I have not always been a pleasant aroma to my husband. Sometimes, I would imagine I have reminded him more of burnt meatloaf than Christ! But God does not give up on us, and I am so grateful to say that He is gently revealing what I need to see. “And I am certain that God, who began the good work within you, will continue his work until it is finally finished on the day when Christ Jesus returns” (Phil 1:6 NLT).

Growing in Grace

We are so encouraged by what the Lord is teaching current study participants as they continue on in the Falling in Love Again With Your Husband study!

When asked, half way through, “What is the Lord showing you through this study?” these are some of the answers we received revealing how God is working.

“The beauty of Christ submitting in everything. It’s become more beautiful over the past few weeks and I desire to follow the Lord more in my marriage,” current Thistlebend participant.

“How much I want to be in control. How much I struggle with putting my flesh to death. He is also showing me that I am a helper to my husband and it’s a beautiful thing,” current Thistlebend participant.

“Teaching me what my role is as a wife and how to glorify Him through it,” current Thistlebend participant.

“The Lord is showing me ways to love and honor my husband and helping me see my husband’s good side in a better light,” current Thistlebend participant.
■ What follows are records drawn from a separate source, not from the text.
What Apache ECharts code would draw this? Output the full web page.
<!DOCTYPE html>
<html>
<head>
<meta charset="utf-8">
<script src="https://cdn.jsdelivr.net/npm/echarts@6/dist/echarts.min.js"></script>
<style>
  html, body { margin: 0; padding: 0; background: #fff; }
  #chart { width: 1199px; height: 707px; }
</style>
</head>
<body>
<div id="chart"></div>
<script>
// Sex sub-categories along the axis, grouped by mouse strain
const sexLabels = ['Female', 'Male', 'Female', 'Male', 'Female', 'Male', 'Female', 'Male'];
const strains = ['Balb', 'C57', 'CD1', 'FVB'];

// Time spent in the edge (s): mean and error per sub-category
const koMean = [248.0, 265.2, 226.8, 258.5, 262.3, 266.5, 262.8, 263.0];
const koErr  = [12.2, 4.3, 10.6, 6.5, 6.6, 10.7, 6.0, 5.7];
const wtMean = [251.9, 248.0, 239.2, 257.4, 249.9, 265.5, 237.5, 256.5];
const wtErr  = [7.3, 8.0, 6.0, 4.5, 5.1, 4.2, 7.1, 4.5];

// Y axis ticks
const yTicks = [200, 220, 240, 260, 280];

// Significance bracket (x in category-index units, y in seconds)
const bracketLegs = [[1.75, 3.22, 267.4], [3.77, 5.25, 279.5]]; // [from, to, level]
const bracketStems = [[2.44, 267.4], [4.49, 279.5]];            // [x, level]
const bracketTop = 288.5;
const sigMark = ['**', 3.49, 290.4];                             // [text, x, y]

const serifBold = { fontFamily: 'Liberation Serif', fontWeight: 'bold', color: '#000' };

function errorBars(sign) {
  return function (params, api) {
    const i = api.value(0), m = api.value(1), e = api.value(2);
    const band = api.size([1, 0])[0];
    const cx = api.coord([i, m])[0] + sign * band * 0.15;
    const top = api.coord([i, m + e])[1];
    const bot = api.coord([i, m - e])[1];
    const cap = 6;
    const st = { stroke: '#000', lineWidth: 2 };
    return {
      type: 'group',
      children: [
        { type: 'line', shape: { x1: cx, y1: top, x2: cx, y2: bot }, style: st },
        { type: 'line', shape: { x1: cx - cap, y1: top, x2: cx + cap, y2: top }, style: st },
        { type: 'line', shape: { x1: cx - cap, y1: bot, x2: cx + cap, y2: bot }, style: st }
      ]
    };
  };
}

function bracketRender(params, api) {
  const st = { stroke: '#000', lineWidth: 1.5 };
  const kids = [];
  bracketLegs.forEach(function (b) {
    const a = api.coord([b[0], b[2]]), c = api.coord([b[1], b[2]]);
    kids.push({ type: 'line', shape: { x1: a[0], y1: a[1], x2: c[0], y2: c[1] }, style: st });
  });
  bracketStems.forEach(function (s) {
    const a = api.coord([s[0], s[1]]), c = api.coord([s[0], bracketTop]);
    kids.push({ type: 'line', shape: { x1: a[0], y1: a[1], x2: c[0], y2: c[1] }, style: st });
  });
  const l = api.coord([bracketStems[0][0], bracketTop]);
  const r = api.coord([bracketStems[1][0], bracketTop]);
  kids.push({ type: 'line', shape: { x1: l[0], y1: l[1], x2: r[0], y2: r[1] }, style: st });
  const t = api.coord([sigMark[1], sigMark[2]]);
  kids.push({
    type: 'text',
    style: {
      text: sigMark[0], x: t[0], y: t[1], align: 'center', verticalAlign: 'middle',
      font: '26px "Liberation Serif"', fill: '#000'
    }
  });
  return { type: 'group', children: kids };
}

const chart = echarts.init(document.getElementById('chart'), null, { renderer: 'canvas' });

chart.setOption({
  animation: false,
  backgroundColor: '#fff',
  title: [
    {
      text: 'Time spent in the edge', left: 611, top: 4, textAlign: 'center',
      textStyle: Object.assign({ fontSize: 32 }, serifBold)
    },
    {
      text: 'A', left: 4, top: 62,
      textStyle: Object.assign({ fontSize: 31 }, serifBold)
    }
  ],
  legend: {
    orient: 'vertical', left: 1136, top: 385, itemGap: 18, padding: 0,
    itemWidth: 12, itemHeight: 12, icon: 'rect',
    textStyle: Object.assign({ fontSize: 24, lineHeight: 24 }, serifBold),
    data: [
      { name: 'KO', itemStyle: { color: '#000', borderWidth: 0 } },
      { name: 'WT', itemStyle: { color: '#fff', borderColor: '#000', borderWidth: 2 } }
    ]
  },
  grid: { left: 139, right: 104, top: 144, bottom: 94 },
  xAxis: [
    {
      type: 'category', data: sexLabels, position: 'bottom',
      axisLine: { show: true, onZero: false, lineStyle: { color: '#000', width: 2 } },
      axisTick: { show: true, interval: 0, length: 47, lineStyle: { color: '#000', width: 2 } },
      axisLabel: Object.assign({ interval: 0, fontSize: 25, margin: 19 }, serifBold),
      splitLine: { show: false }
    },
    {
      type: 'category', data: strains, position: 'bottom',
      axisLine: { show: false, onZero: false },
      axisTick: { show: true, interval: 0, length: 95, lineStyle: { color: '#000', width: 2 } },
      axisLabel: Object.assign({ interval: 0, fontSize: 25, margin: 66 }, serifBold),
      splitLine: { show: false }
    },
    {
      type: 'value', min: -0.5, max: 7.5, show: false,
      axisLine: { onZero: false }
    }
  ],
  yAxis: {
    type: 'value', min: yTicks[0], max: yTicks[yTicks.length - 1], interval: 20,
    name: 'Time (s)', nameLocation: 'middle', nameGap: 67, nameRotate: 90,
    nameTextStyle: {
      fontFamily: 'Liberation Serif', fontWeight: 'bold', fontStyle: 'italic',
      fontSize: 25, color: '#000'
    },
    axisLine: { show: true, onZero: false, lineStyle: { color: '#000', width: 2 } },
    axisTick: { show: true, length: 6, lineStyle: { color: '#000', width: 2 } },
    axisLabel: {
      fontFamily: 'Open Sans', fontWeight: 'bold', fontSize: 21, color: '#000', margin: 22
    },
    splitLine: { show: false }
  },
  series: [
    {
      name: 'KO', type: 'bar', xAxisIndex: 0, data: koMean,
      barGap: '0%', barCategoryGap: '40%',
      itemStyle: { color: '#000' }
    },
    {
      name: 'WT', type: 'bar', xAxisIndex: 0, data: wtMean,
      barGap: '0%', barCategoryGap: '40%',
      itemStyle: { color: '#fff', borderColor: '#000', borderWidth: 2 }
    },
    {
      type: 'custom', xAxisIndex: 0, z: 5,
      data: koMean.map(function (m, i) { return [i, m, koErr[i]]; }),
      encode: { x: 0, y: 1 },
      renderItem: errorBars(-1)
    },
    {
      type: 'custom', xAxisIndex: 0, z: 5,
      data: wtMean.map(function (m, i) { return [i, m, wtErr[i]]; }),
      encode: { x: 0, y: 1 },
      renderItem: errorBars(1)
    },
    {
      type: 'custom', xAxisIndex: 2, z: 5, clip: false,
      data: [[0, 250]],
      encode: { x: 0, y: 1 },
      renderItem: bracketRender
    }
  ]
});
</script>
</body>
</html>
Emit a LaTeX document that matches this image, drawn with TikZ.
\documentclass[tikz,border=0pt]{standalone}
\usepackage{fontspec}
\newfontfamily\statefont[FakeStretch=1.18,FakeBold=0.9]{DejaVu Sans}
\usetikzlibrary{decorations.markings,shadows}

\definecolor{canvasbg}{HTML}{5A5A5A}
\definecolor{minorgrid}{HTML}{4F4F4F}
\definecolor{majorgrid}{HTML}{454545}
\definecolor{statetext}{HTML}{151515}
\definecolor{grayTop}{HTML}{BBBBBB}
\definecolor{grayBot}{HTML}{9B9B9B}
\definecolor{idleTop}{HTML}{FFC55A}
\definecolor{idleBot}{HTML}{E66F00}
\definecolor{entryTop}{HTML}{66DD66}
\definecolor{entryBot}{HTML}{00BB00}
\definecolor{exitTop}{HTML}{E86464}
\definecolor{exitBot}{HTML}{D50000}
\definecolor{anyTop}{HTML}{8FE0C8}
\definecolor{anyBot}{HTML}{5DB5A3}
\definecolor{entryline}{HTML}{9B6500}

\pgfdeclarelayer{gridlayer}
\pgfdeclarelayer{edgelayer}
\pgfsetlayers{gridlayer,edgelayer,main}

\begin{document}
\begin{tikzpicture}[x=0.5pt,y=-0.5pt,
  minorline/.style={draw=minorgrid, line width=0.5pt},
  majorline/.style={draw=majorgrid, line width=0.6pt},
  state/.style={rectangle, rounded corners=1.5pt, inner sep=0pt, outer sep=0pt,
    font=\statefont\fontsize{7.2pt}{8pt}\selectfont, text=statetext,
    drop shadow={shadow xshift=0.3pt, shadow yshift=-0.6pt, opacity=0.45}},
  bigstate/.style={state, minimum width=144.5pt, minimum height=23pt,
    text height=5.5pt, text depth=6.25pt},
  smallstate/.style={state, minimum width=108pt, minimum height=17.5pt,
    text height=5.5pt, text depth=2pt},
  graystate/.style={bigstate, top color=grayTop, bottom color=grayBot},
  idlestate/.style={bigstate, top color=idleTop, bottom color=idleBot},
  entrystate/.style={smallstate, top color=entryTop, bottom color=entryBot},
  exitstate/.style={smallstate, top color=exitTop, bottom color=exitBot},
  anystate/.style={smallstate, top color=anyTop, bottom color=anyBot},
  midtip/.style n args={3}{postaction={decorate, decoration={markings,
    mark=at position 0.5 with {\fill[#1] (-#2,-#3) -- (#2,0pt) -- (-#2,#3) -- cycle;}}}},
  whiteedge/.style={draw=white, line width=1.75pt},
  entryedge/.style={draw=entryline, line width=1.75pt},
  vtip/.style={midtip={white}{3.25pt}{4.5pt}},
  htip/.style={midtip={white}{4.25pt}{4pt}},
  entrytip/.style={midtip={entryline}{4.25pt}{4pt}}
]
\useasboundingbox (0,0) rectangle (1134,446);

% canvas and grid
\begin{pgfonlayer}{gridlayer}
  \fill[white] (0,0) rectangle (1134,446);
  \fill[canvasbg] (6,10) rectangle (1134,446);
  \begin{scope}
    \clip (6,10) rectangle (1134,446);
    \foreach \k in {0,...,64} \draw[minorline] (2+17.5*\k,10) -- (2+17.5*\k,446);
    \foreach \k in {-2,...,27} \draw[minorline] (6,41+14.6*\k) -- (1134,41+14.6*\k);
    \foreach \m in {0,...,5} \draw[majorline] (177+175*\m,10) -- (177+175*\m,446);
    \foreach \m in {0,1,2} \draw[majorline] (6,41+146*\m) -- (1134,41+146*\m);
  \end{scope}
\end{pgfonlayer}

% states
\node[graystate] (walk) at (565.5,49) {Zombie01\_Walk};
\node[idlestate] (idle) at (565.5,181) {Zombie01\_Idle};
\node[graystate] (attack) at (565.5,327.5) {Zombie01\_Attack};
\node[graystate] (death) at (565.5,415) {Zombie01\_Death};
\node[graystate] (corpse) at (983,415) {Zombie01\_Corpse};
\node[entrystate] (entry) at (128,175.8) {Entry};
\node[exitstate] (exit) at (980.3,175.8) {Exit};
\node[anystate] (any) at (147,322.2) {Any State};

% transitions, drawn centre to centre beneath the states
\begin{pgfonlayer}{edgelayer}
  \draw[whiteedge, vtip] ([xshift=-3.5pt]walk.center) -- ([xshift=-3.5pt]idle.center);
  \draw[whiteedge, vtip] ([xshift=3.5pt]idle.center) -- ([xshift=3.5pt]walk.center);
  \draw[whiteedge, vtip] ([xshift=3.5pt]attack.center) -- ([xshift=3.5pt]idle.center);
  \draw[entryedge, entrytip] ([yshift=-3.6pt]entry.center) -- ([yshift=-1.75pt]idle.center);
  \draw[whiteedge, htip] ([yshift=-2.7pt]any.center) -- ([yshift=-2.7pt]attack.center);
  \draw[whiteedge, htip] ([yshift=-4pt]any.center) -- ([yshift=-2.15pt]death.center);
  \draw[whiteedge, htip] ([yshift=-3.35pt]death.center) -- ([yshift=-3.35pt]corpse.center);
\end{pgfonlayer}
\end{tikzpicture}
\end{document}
“That submission is beautiful to the Lord! He is giving me guidance and, through prayer, the strength to submit,” current Thistlebend participant.

“How great my sin (especially pride) is and His intention for marriage,” current Thistlebend participant.

“Revealing fears I have of the Lord and revealing how much I need the Word of God, moment by moment, thought by thought,” current Thistlebend participant.

“That I need to put my flesh to death,” current Thistlebend participant.

God is moving as we go through this study and we are so thankful! Many women mentioned their new given perspective of submission. How do you view submission?